There is good news for those willing to see it. Things are dire, but they’re not hopeless. Advances in taxonomy and technology create the opportunity to instantly modernize taxonomy’s infrastructure and accelerate its mission to explore, discover and make known species and history. Taxonomists have everything they need for an immediate revival of their mission, for completion of an inventory of earth species in a matter of decades, for creating an informative knowledge-base for all living things, for making natural history museum collections representative of the full diversity of life, and for elevating humankind by deepening our understanding of who we are as a species, and how we are related to other kinds of living things.
Taxonomy cannot succeed in its goals if it is measured by demands of ecologists any more than ecology could succeed if reformed to meet the needs of taxonomists. We need mutual respect and support, recognition that the environmental sciences and taxonomy are and should be complementary, neither subservient to the other.

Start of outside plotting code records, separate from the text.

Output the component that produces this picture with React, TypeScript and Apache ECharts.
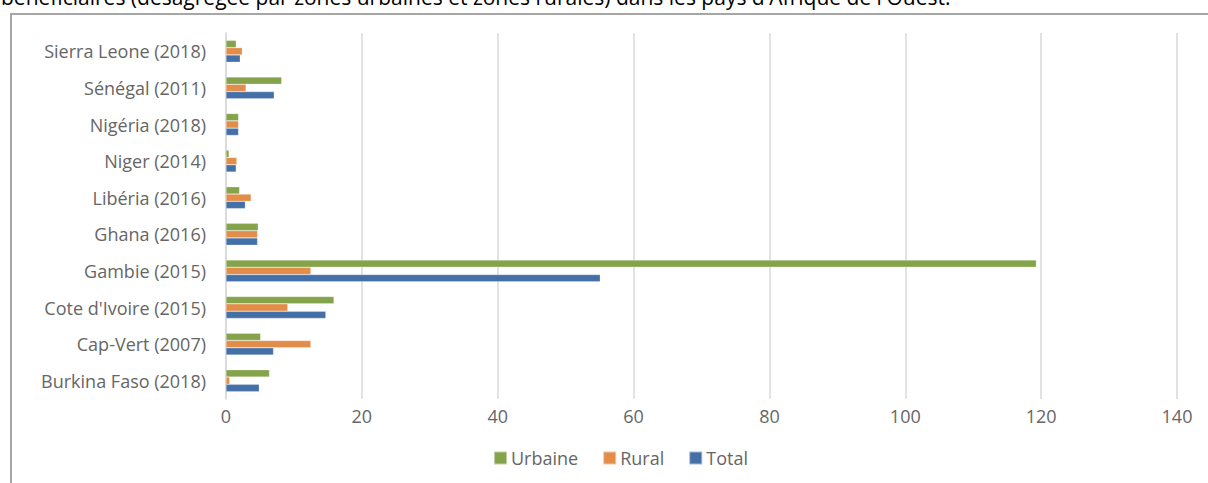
import React, { useEffect, useRef } from "react";
import * as echarts from "echarts";

const categories = [
  "Burkina Faso (2018)",
  "Cap-Vert (2007)",
  "Cote d'Ivoire (2015)",
  "Gambie (2015)",
  "Ghana (2016)",
  "Libéria (2016)",
  "Niger (2014)",
  "Nigéria (2018)",
  "Sénégal (2011)",
  "Sierra Leone (2018)",
];
const urbaine = [6.4, 5.1, 15.9, 119.3, 4.75, 2.0, 0.45, 1.85, 8.2, 1.5];
const rural = [0.55, 12.5, 9.1, 12.5, 4.65, 3.7, 1.6, 1.85, 2.95, 2.4];
const total = [4.9, 7.0, 14.7, 55.1, 4.65, 2.85, 1.5, 1.85, 7.1, 2.1];
const xTicks = { min: 0, max: 140, interval: 20 };
const titleText =
  "bénéficiaires (désagrégée par zones urbaines et zones rurales) dans les pays d'Afrique de l'Ouest.";

const FONT = "'Open Sans', 'Noto Sans', sans-serif";

export default function App() {
  const ref = useRef<HTMLDivElement>(null);
  useEffect(() => {
    if (!ref.current) return;
    const chart = echarts.init(ref.current, undefined, { renderer: "svg" });
    const barStyle = (color: string) => ({
      color,
      borderColor: "rgba(255,255,255,0.5)",
      borderWidth: 0.5,
    });
    chart.setOption({
      animation: false,
      backgroundColor: "#ffffff",
      textStyle: { fontFamily: FONT },
      grid: { left: 226, right: 31, top: 33, bottom: 84 },
      xAxis: {
        type: "value",
        min: xTicks.min,
        max: xTicks.max,
        interval: xTicks.interval,
        axisLine: { show: false },
        axisTick: { show: false },
        splitLine: { lineStyle: { color: "#d9d9d9", width: 1.5 } },
        axisLabel: { color: "#666666", fontSize: 18, margin: 8, fontFamily: FONT },
      },
      yAxis: {
        type: "category",
        data: categories,
        axisLine: { show: true, lineStyle: { color: "#d9d9d9", width: 1.5 } },
        axisTick: { show: false },
        axisLabel: { color: "#666666", fontSize: 18, margin: 20, fontFamily: FONT },
      },
      legend: {
        data: ["Urbaine", "Rural", "Total"],
        left: 493,
        top: 449,
        padding: 0,
        itemWidth: 13,
        itemHeight: 13,
        itemGap: 24,
        icon: "rect",
        textStyle: { color: "#666666", fontSize: 18, fontFamily: FONT, padding: [0, 0, 0, -1] },
      },
      series: [
        {
          name: "Urbaine",
          type: "bar",
          data: urbaine,
          barWidth: 7.3,
          barGap: "0%",
          itemStyle: barStyle("#84a34a"),
        },
        {
          name: "Rural",
          type: "bar",
          data: rural,
          barWidth: 7.3,
          barGap: "0%",
          itemStyle: barStyle("#e28d4a"),
        },
        {
          name: "Total",
          type: "bar",
          data: total,
          barWidth: 7.3,
          barGap: "0%",
          itemStyle: barStyle("#4470a8"),
        },
      ],
      graphic: [
        {
          type: "polyline",
          shape: { points: [[11, 483], [11, 14], [1208, 14]] },
          style: { stroke: "#a6a6a6", lineWidth: 2, fill: "none" },
          silent: true,
        },
        {
          type: "text",
          left: 1,
          top: -14,
          style: {
            text: titleText,
            fontSize: 21,
            fontFamily: FONT,
            fill: "#000000",
          },
          silent: true,
        },
      ],
    });
    return () => chart.dispose();
  }, []);
  return (
    <div
      ref={ref}
      style={{ position: "fixed", left: 0, top: 0, width: 1208, height: 483 }}
    />
  );
}
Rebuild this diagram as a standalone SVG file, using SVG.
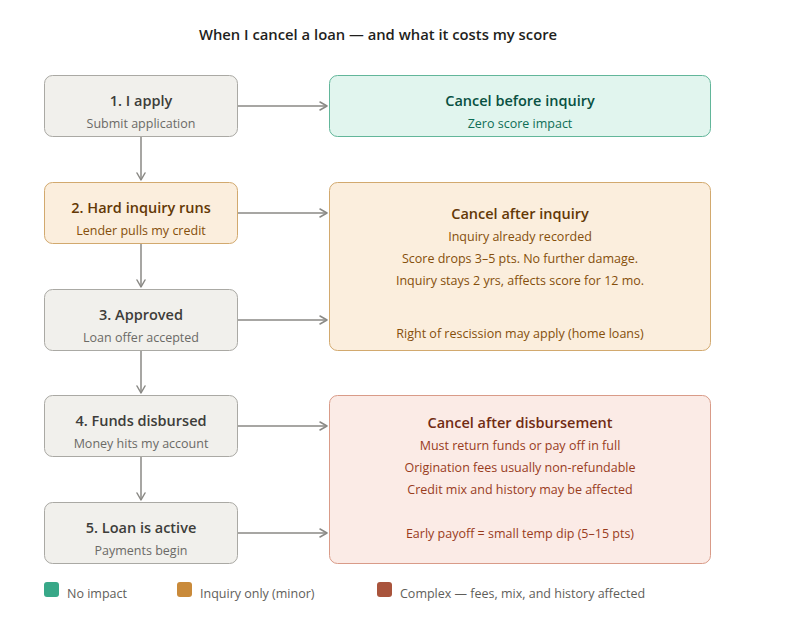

Ecologists are motivated to understand how the biosphere works today. Taxonomists are primarily driven to understand what species and characters exist as a result of transformations in the past. Both perspectives are necessary in order to fully understand biodiversity, but they require very different approaches. Rather than compromising one to meet needs of the other, we must strive for excellence in each, and seek ways in which to more efficiently share information between them.
The object should not be to change either how taxonomy is done or the expectations of name-users, but to leverage information systems to meet the needs of both. Sophisticated software should be able to track complex changes in taxonomic concepts, names, and synonymy, while, at the same time, delivering a user-friendly interface for those, like ecologists, who simply want to use the correct names. This, of course, requires that we fund collaborative work between taxonomists and information scientists rather compromising scientific excellence with quick fixes.
References
Forest Gump. 1994. Movie, starring Tom Hanks, directed by Robert Zemeckis, distributed by Paramount Pictures.
Gaffney, E. 1979. An introduction to the logic of phylogeny reconstruction, pp. 79-111 in J. Cracraft and N. Eldredge, eds. Phylogenetic Analysis and Paleontology. Columbia University Press, New York.
Lapp, H. et al. 2011. Organizing our knowledge of biodiversity. Bulletin of the American Society for Information Science and Technology 37:38-42.
Nimis, Pier Luigi. 2001. A tale from Bioutopia. Nature 413: 21.
Pyle, R. L. 2016. Towards a global names architecture: the future of indexing scientific names. ZooKeys 550: 261-281.
Sandall, E.L. et al. 2022. A globally integrated structure of taxonomy supporting biodiversity science and conservation. Trends in Ecology & Evolution 38: 1143-1153.